**Aim:** What is the number of lines in the data that hold the string "React"? Reply with that number only.

**Information supplied:**
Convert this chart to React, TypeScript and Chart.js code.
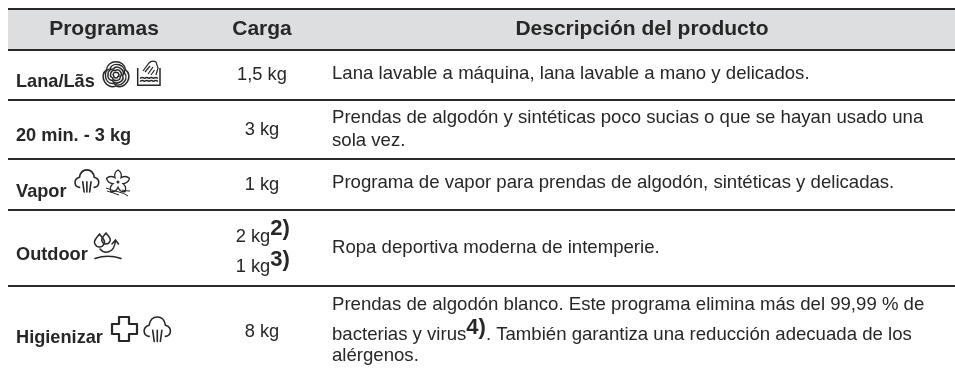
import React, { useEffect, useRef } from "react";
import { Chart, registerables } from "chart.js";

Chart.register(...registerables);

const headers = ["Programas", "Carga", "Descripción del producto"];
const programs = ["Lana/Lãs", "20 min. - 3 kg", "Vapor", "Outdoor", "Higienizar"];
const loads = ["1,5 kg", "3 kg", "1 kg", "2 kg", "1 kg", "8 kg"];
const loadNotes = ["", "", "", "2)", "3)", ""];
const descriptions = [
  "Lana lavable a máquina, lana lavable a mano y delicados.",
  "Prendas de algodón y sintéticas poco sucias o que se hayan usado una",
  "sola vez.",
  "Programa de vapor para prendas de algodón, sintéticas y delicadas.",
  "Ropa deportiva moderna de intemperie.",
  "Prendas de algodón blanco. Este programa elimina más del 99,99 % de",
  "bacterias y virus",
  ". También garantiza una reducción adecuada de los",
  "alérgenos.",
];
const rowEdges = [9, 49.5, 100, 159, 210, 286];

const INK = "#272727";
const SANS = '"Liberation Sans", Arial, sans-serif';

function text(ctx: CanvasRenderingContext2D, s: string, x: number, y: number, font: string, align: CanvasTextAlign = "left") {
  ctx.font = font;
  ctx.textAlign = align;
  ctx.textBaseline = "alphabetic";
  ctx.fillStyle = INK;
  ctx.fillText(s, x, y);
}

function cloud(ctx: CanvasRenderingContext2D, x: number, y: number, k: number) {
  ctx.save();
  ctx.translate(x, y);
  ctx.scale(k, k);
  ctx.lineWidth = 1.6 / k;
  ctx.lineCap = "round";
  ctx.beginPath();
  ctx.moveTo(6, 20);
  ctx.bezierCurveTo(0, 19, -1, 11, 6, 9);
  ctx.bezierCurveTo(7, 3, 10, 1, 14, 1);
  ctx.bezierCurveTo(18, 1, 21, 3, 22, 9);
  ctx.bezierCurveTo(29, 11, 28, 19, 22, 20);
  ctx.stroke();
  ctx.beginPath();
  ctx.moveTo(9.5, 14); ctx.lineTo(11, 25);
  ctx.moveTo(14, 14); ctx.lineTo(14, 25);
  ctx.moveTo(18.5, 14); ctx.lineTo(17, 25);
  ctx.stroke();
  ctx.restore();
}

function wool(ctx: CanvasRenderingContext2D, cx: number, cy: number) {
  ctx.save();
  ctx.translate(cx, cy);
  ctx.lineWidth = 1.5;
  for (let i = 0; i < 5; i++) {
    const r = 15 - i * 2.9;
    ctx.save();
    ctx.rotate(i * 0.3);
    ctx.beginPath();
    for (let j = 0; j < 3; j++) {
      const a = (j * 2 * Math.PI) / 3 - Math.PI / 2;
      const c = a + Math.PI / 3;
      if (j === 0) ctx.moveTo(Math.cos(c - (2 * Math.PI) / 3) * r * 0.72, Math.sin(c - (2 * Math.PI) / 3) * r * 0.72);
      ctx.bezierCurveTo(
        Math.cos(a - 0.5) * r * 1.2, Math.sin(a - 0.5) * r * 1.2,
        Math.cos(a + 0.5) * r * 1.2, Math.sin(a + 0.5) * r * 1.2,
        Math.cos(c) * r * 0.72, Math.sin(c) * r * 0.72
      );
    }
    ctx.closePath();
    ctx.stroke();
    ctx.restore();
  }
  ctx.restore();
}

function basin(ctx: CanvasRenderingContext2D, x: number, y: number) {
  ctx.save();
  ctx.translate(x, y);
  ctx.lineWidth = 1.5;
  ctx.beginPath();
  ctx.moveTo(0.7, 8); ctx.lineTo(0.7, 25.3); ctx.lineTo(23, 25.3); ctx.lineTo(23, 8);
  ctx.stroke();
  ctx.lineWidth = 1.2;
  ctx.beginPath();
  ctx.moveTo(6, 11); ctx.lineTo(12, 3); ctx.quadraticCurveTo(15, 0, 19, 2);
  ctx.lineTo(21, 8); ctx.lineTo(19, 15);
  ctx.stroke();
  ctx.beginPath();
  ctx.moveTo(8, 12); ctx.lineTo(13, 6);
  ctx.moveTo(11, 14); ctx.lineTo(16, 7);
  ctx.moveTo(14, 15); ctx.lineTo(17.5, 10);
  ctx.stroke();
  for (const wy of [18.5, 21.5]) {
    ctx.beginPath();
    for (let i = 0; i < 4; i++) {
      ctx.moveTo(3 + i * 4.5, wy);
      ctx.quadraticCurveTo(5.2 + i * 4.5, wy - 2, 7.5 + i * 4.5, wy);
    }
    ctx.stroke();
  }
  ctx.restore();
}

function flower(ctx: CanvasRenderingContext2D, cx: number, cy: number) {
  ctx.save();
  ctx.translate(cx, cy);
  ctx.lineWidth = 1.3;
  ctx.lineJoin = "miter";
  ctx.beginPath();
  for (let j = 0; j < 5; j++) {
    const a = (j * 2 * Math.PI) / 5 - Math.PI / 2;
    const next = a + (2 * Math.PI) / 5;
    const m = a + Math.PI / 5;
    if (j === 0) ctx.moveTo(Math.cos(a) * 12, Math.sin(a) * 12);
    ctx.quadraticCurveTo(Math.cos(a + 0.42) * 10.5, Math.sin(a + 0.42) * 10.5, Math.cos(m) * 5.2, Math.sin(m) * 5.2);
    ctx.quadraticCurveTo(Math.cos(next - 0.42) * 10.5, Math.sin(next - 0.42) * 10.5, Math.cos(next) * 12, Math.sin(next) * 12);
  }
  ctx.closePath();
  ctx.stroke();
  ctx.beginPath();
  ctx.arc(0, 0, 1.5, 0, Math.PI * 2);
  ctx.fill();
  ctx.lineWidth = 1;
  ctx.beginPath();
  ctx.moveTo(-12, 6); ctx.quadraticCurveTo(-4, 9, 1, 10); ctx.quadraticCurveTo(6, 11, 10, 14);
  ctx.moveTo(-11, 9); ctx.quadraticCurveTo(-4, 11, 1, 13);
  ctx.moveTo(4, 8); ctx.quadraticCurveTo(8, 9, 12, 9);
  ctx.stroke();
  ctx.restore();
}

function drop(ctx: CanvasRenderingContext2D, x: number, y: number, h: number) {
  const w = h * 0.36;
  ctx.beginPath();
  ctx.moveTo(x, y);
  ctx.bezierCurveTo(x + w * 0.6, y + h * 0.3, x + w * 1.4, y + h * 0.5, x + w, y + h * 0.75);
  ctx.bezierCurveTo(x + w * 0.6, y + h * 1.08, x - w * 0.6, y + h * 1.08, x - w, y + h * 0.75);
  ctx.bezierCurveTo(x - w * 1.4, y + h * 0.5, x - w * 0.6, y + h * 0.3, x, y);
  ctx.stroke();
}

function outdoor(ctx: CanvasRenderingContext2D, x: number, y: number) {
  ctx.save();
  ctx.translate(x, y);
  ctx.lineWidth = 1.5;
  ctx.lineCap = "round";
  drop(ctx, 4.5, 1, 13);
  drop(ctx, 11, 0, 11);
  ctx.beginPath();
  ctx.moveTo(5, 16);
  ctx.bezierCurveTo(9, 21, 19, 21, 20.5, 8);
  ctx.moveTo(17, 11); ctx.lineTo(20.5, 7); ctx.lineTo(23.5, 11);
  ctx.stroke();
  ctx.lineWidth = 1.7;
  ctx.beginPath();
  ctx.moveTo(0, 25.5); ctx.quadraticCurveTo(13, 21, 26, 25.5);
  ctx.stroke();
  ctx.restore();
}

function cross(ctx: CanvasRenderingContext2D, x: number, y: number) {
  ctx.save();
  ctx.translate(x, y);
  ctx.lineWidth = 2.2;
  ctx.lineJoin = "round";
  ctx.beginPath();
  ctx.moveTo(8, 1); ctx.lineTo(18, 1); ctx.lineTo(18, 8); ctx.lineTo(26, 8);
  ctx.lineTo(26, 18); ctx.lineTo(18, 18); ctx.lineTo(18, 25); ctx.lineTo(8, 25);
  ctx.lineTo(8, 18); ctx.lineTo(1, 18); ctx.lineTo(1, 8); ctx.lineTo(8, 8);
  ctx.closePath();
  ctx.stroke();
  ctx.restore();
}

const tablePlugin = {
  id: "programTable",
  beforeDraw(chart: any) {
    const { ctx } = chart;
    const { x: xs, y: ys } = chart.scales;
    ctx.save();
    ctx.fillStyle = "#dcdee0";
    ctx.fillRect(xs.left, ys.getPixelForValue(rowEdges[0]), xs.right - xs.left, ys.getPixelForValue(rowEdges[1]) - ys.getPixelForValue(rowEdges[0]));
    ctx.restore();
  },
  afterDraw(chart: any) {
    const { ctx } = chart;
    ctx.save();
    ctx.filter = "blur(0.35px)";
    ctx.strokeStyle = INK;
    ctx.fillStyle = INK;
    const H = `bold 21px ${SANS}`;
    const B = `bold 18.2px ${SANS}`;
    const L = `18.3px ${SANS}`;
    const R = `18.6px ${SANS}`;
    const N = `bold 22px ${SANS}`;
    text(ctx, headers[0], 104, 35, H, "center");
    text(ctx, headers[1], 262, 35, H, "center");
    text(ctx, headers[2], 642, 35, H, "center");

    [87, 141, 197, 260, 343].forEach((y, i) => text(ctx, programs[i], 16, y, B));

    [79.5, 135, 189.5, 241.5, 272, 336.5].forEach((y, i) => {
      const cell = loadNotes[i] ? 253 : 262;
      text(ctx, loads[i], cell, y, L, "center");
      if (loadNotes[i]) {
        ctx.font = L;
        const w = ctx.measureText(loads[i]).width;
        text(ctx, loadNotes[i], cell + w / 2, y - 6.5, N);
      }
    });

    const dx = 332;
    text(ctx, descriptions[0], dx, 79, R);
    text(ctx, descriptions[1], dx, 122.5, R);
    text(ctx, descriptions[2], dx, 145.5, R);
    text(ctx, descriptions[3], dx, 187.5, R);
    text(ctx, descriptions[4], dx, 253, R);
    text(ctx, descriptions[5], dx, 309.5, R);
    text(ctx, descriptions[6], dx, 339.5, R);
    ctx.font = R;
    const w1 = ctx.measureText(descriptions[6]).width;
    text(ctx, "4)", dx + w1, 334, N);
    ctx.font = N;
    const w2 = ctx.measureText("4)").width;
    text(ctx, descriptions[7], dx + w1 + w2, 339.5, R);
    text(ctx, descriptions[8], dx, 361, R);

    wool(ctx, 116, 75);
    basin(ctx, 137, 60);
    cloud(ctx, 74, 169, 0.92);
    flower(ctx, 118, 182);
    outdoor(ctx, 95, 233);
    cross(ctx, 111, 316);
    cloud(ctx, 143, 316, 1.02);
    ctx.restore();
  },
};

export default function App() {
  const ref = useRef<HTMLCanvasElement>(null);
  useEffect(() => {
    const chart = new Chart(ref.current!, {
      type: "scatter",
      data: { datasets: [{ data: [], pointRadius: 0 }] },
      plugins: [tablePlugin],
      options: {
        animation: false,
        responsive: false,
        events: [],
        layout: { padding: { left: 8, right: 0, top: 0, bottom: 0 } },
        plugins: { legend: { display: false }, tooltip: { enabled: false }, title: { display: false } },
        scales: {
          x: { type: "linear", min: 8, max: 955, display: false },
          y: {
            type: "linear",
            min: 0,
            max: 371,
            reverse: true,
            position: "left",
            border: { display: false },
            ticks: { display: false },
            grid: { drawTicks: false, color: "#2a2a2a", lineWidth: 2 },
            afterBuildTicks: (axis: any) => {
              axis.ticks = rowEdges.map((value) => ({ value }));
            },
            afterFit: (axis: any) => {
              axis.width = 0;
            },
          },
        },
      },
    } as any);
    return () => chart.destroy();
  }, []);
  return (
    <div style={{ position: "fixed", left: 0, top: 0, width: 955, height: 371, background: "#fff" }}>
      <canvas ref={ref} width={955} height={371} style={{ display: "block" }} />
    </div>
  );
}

**Answer to the problem:** 2